All Products
Search
Document Center

Architecture

Last Updated: Sep 09, 2021

Implementation

Architecture of OpenSearch

1
  • White arrows indicate the streaming process of real-time data.

  • Red arrows indicate the streaming process of full data.

  • Black arrows indicate the search process.

You can use OpenSearch in the OpenSearch console or by calling API operations. Typically, you can log on to the OpenSearch console, create an application, and configure the application. The configurations include the field schema, search attributes, text processing plug-ins, and custom rules for relevance sorting. After the application is created and configured, you can push data to OpenSearch by using SDKs or calling API operations. If you are using Alibaba Cloud storage services to store data, you can authorize OpenSearch to access the storage services in the OpenSearch console. This way, the data can be automatically synchronized to OpenSearch. The data that you push is streamed to the iStream Service module of the Import subsystem in real time. The data is parsed, processed, and then stored in the Structured Data Storage system. After that, the iStream Service module of the Dump subsystem processes the data and sends the processed data to Swift, which is a real-time message queue system. HA3, which is a search system, subscribes to the data in Swift, builds indexes on the data in the memory, and provides search services. The streaming process of real-time data takes about 10 seconds.

If you modify the index schema of the application, you need to reindex on specific fields. To ensure the search efficiency, the system reindexes on all data on a regular basis. Red arrows in the preceding figure indicate the reindexing process, which is not a real-time process. The process may take a few minutes to more than 10 minutes. The consumed time varies based on the data size. Reindexing on full data may take several hours.

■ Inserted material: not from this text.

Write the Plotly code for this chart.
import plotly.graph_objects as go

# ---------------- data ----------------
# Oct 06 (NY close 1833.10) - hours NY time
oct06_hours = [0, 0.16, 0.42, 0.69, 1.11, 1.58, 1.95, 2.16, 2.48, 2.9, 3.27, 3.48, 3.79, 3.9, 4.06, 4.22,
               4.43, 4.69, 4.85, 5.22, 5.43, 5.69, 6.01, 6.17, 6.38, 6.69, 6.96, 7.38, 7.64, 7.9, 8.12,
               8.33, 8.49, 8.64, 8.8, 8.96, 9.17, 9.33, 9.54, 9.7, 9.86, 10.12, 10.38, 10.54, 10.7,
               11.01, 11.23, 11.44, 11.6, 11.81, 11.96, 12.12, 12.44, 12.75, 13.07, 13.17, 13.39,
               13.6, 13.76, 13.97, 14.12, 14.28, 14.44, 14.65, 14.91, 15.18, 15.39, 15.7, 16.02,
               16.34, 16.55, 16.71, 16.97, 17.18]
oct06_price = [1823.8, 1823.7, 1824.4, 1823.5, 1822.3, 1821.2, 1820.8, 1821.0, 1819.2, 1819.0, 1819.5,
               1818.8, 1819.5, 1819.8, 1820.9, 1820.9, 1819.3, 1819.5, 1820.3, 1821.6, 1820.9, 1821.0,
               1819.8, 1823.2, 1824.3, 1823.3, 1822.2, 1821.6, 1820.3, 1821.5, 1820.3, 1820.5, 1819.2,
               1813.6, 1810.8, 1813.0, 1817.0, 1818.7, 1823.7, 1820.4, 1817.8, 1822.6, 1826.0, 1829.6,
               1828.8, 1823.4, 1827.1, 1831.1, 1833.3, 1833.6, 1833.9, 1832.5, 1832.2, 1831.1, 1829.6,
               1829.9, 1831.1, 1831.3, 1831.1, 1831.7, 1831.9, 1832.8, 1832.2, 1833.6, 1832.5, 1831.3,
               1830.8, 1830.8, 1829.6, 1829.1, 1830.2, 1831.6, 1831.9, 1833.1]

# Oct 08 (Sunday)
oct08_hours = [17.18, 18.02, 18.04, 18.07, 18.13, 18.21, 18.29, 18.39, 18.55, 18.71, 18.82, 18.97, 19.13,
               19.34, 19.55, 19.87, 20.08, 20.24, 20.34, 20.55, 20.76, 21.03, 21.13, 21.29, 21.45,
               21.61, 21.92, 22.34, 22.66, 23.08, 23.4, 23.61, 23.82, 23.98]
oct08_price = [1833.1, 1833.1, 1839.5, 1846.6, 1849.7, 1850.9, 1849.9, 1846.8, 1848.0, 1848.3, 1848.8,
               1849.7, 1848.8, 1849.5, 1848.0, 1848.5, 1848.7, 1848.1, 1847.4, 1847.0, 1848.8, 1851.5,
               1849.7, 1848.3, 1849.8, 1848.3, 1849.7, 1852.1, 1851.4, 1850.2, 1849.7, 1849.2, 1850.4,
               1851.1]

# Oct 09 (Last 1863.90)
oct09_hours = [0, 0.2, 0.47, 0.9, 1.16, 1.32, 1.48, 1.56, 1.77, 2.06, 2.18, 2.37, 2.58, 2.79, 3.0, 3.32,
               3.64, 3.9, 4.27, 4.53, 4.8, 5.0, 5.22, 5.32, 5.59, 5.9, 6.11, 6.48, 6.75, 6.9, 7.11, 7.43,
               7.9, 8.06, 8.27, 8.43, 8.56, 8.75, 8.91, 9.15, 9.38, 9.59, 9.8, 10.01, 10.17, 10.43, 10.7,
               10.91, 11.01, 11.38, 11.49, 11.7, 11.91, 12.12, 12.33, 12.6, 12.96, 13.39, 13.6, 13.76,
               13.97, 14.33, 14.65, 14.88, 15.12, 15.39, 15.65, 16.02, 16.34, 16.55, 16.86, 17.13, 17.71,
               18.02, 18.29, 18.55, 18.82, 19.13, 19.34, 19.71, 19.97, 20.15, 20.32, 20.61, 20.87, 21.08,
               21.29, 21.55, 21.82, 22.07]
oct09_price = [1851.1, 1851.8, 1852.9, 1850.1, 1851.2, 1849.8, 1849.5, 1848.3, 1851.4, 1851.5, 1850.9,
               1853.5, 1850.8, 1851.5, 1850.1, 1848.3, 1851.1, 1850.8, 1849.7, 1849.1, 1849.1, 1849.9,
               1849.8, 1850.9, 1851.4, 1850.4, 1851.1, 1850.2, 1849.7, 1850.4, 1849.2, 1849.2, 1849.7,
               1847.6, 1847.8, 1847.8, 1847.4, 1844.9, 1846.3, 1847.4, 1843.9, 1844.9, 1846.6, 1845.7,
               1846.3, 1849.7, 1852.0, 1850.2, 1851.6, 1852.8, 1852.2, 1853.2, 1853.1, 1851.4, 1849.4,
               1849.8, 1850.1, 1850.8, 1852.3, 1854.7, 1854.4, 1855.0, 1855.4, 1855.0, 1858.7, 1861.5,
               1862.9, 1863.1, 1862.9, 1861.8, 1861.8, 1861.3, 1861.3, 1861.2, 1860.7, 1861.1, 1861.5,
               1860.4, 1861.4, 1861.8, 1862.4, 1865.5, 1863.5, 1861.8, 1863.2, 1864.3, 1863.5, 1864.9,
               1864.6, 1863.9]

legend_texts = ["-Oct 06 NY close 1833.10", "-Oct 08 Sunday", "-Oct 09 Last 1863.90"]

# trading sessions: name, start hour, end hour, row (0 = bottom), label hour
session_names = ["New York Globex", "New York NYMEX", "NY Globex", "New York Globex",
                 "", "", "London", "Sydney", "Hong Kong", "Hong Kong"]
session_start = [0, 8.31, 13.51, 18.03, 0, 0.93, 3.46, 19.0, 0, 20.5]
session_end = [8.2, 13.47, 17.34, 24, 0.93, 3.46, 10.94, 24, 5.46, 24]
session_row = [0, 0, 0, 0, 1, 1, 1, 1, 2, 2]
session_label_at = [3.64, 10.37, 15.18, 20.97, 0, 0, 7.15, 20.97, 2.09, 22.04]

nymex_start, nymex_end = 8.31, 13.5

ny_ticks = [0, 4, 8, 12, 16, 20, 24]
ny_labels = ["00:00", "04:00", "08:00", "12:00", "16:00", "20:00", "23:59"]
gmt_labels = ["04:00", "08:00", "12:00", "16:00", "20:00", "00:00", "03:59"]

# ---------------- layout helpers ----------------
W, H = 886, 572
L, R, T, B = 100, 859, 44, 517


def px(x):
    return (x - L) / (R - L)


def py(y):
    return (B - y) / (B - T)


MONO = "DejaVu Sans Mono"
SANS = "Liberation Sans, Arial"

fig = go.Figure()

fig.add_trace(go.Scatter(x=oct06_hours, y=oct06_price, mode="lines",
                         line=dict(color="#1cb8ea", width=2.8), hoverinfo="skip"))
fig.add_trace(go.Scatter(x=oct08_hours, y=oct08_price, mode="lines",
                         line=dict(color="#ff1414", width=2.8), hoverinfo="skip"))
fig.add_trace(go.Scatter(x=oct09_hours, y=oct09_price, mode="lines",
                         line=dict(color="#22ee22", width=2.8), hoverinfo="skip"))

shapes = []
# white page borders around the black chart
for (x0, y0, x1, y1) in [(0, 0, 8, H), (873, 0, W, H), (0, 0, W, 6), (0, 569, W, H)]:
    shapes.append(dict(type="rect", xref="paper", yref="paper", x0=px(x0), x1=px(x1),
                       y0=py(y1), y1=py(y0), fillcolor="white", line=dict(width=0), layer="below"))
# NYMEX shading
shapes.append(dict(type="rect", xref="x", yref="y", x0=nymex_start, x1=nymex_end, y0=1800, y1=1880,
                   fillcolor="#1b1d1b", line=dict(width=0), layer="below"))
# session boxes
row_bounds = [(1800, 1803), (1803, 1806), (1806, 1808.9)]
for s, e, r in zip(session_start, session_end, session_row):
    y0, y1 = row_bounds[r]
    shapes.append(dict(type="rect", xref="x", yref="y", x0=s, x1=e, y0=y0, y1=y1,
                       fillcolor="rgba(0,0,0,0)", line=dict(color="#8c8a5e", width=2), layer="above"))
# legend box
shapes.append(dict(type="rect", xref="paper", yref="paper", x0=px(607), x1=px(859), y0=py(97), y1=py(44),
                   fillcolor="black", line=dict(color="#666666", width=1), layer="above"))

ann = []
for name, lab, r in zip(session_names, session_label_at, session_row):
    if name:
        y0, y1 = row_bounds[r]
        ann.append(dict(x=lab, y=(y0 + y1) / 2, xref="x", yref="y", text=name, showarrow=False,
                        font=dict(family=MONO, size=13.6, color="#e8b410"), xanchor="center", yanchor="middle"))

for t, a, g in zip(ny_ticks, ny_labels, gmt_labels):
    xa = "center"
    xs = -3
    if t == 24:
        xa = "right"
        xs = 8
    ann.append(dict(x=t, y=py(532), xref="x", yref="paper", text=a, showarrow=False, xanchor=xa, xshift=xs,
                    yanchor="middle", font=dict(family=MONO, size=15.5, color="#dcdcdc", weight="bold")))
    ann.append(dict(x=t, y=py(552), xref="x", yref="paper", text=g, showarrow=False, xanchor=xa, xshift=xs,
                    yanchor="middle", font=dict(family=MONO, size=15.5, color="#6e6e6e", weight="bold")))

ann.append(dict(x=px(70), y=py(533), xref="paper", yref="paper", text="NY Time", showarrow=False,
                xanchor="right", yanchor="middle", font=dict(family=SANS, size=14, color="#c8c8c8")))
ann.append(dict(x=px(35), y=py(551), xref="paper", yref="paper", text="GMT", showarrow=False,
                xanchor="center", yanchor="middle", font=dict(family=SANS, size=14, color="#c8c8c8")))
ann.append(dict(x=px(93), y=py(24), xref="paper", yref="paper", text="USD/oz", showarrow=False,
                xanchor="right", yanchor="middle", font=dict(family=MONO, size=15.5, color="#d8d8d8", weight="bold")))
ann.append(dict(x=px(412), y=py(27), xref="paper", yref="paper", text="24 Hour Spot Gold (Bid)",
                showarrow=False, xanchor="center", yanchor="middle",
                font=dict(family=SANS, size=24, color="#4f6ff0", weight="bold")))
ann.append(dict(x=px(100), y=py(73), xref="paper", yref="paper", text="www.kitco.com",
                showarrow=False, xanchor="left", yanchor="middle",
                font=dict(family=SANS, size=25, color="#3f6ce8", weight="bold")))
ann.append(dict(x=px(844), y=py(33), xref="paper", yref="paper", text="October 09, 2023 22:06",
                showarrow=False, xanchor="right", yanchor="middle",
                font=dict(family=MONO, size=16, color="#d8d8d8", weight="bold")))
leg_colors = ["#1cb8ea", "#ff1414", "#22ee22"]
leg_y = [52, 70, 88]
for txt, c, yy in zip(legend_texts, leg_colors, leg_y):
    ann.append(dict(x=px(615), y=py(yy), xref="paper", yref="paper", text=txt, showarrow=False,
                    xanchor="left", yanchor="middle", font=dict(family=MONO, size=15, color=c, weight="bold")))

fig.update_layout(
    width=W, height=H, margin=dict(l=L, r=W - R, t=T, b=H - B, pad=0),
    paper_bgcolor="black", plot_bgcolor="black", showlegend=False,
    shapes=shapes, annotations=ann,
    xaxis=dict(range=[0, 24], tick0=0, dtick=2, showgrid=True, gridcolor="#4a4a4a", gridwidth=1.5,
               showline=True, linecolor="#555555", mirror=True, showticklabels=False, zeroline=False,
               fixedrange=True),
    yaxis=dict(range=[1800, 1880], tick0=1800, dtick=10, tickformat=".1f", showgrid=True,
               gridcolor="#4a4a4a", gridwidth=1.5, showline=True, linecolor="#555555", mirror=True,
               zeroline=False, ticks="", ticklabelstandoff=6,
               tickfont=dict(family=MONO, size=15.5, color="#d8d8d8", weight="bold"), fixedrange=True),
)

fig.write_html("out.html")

After the data is processed and indexed in OpenSearch, you can search the data in the application by calling API operations. Search requests are sent to Aggregator first, which is a query aggregation service. If you have configured the query rewriting logic, Aggregator sends queries to QP, which is a query rewriting service. QP rewrites the queries based on the rules configured in the processing logic, such as the rules for spelling correction, synonym rewriting, or semantic rewriting. After that, QP returns the rewritten queries to Aggregator. Then, Aggregator sends the queries to HA3. HA3 sorts the documents that meet the specified query conditions based on the relevance sorting rules that you configure and returns the results to you through Aggregator.

Data pushes and searches of different developers may affect each other and resources may be wasted. To resolve this issue, Quota Server, which is a quota management service, imposes a limit on the amount of the data that can be pushed and frequency of search requests based on the quotas of each developer. The quotas are allocated in terms of the total number of documents and computing resource consumption pre second (calculated based on LCU). If the quotas are used up, extra data pushes will fail and search requests will be randomly discarded.

How HA3 works

2

HA3 is a distributed real-time search system that is developed by Alibaba. HA3 supports automatic disaster recovery, dynamic scaling, and incremental data synchronization in seconds. The following figure shows the modules of the HA3 system.

Admin is the brain of the entire system. Admin is responsible for role assignment of nodes, scheduling, failover, status monitoring, and dynamical scaling. Amonitor monitors the performance of the system and collects and displays the performance metrics of all nodes in the entire system. QRS is the query parsing and rewriting service. QRS serves as a search interface for external systems. Proxy is the search proxy module. It receives search requests from QRS and forwards the requests to all Searcher nodes. Searcher nodes execute actual query matching, aggregates matching results, and then returns the results to QRS. DeployExpress is a distributed system that distributes linked data in real time. It distributes the indexed data in offline clusters to each Searcher node. DeployExpress can distribute multiple copies of a data entry to Searcher nodes, which consumes almost the same time as that consumed by distributing only one copy of a data entry. In addition, DeployExpress supports disaster recovery to prevent single point of failure from affecting data replication. A single-server performance test was conducted based on 12 million data entries. This test shows that QPS of HA3 is four times higher than that of Elasticsearch with the same hardware configuration and the query latency of HA3 is four times lower than that of Elasticsearch.

3

The preceding figure shows how multiple heterogeneous clusters are deployed in HA3. In this example, two heterogeneous clusters, Cluster1 and Cluster2, are deployed. The hardware configuration, index schema, and service capability of the two clusters can be different. You can use this deployment method to implement features such as the hierarchical query on hot and cold data and heterogeneous data query.

OpenSearch uses heterogeneous logical clusters to optimize resource allocation, improve service capabilities, and reduce costs of servers. Applications with different characteristics are allocated to different logical clusters. For example, applications with high QPS and a small amount of data are allocated to the cluster with solid-state disks (SSDs). The cluster has fewer partitions but more replicas and can process large search traffic. Applications with low QPS and a large amount of data are allocated to the cluster with regular disks. The cluster has fewer replicas but more partitions and can store a large amount of user data. When the amount of data in each logical cluster increases, the system can increase the data capacity by adding partitions to each cluster. When the search traffic increases, the system can improve service capabilities by adding replicas to each cluster.